▸ **What is asked**:
For the records below, say how many lines contain the string "document". Give the number only.

↓

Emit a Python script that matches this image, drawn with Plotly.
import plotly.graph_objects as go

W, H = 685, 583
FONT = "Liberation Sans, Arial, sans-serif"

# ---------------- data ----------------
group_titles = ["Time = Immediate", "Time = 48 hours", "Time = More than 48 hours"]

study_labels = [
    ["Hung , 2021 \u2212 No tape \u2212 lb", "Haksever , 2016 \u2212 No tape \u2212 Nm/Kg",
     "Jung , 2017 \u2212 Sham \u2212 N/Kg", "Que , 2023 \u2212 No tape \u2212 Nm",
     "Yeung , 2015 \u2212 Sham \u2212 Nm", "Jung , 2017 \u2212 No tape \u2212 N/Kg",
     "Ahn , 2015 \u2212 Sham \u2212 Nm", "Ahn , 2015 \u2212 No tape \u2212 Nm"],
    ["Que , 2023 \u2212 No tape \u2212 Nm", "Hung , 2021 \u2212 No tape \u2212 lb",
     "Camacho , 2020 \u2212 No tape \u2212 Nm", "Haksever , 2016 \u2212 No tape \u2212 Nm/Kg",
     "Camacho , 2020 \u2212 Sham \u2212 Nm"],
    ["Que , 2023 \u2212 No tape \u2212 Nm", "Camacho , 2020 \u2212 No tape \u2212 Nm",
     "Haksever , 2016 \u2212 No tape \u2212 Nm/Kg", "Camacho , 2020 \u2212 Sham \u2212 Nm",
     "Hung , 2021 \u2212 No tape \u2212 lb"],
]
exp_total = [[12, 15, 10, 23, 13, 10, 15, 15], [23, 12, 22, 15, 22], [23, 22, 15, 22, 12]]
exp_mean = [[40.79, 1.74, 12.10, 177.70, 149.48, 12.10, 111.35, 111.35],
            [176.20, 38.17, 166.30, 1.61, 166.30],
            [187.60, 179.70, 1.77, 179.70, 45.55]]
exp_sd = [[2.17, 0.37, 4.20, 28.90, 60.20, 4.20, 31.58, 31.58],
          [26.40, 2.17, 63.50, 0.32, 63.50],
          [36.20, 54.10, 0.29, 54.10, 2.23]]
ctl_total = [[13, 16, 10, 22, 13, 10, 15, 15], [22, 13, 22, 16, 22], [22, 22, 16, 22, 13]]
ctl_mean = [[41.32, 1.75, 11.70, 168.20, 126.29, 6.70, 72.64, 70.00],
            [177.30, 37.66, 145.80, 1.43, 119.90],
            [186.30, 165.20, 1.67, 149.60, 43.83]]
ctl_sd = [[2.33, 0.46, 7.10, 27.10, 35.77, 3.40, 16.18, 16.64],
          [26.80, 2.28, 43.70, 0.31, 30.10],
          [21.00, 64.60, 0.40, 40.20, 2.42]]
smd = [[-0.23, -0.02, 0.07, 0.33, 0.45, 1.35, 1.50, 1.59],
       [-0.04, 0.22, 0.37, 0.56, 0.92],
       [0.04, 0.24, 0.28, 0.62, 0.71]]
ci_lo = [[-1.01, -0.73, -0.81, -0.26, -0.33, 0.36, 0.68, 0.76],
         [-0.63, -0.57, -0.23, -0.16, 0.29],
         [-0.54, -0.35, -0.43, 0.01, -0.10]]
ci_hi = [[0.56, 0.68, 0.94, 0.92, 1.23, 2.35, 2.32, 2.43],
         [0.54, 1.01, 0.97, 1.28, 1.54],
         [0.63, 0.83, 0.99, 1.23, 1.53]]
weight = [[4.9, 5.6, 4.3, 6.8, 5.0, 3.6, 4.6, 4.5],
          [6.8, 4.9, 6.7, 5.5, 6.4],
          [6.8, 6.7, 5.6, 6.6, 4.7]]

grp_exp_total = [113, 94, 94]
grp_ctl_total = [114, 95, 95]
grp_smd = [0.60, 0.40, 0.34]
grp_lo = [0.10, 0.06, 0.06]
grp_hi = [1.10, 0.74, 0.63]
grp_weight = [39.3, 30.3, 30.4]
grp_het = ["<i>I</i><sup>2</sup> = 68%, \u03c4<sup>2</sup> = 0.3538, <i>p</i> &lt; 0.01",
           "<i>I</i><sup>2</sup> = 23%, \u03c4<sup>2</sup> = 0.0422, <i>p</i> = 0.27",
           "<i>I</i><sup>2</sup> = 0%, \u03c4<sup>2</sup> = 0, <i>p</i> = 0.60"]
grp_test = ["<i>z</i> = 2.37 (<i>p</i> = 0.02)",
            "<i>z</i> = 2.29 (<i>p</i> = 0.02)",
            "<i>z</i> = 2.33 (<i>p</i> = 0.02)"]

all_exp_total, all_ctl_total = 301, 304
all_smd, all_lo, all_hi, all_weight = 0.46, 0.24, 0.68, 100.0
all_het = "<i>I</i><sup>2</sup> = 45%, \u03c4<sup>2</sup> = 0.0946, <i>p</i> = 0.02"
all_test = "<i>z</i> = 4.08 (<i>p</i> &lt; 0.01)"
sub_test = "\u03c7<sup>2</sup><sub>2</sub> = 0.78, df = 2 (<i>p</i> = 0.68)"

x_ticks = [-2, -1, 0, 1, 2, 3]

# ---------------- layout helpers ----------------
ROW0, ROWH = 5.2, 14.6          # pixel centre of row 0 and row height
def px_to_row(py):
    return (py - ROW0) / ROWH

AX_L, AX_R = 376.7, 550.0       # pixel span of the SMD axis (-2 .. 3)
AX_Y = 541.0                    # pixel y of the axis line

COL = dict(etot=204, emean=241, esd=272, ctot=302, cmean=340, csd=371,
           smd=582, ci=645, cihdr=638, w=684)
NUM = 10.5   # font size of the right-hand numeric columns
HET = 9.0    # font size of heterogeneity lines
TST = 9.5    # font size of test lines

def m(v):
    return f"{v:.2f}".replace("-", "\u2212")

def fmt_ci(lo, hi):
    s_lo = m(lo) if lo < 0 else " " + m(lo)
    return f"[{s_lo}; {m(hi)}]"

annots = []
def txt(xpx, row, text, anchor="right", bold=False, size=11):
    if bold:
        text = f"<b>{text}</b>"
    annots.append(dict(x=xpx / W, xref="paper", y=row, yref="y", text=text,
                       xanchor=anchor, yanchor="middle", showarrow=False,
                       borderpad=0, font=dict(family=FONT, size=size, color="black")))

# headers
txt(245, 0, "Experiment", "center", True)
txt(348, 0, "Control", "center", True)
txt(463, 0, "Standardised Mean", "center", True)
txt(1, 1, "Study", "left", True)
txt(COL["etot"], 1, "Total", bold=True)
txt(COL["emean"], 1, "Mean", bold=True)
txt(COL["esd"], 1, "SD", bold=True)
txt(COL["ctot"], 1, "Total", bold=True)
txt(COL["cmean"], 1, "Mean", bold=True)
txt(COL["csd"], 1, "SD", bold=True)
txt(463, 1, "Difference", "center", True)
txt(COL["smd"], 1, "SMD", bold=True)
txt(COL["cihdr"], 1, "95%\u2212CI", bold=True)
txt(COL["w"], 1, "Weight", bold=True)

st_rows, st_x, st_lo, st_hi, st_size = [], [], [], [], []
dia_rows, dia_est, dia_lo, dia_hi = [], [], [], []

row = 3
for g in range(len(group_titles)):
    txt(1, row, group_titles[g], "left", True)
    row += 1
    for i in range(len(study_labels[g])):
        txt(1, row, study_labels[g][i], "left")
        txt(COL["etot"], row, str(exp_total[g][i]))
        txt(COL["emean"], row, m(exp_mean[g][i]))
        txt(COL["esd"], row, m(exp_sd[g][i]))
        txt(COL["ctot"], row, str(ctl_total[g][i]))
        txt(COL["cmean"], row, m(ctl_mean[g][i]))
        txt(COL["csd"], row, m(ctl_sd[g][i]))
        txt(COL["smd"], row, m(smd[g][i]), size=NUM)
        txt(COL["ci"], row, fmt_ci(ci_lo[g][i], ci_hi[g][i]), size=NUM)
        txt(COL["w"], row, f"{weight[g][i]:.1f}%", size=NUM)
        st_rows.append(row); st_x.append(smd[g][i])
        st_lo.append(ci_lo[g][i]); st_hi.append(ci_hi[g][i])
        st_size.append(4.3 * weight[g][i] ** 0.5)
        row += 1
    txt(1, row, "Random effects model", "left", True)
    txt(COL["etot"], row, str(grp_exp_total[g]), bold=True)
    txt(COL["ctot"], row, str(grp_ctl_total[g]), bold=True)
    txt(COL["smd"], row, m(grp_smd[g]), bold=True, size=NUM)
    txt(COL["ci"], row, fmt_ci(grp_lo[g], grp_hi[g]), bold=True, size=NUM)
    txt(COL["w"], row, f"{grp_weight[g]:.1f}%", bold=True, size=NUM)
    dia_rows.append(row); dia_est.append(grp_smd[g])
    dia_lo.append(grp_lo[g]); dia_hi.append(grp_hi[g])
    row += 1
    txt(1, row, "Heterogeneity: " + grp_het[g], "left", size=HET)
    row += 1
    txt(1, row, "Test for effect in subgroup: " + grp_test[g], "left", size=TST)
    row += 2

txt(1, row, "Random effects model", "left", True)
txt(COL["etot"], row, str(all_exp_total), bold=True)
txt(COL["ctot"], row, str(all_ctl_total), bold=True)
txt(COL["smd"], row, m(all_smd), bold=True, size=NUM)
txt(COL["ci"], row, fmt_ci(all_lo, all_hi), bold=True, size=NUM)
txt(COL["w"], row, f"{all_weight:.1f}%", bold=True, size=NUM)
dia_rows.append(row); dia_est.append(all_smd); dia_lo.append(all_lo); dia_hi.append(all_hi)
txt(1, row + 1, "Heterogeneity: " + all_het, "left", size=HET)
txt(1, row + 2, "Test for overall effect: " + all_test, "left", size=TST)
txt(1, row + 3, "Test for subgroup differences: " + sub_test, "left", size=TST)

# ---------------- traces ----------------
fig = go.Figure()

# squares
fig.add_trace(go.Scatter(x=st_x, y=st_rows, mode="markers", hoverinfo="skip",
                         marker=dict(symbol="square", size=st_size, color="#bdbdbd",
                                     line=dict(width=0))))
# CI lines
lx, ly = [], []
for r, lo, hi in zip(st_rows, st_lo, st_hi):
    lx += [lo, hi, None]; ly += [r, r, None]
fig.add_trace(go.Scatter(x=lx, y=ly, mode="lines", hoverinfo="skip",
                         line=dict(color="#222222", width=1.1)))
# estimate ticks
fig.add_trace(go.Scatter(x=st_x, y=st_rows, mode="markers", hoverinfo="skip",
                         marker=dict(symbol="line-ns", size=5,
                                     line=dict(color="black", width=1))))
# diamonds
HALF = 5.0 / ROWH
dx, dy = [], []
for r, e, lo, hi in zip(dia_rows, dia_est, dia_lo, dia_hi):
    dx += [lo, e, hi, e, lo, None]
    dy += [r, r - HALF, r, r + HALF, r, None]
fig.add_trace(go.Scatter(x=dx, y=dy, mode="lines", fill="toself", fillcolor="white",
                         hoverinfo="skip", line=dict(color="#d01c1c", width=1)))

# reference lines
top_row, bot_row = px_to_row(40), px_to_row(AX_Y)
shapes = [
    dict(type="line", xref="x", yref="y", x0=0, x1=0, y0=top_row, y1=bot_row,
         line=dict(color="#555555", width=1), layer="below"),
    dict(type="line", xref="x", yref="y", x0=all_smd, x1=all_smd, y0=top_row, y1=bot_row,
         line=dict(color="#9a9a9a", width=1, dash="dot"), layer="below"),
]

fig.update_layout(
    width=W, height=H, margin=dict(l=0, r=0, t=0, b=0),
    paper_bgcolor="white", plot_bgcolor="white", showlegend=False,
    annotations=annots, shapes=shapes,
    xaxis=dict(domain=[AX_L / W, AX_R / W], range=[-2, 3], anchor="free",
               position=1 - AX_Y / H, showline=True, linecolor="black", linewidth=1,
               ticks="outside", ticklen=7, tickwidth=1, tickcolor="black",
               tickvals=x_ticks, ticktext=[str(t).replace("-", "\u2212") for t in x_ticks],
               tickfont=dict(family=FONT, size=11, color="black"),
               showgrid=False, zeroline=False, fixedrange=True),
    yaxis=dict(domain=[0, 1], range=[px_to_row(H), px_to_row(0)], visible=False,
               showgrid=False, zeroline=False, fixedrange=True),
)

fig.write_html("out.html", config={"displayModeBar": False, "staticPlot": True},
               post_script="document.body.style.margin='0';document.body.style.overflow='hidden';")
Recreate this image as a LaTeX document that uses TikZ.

↑

▸ **Output**:
2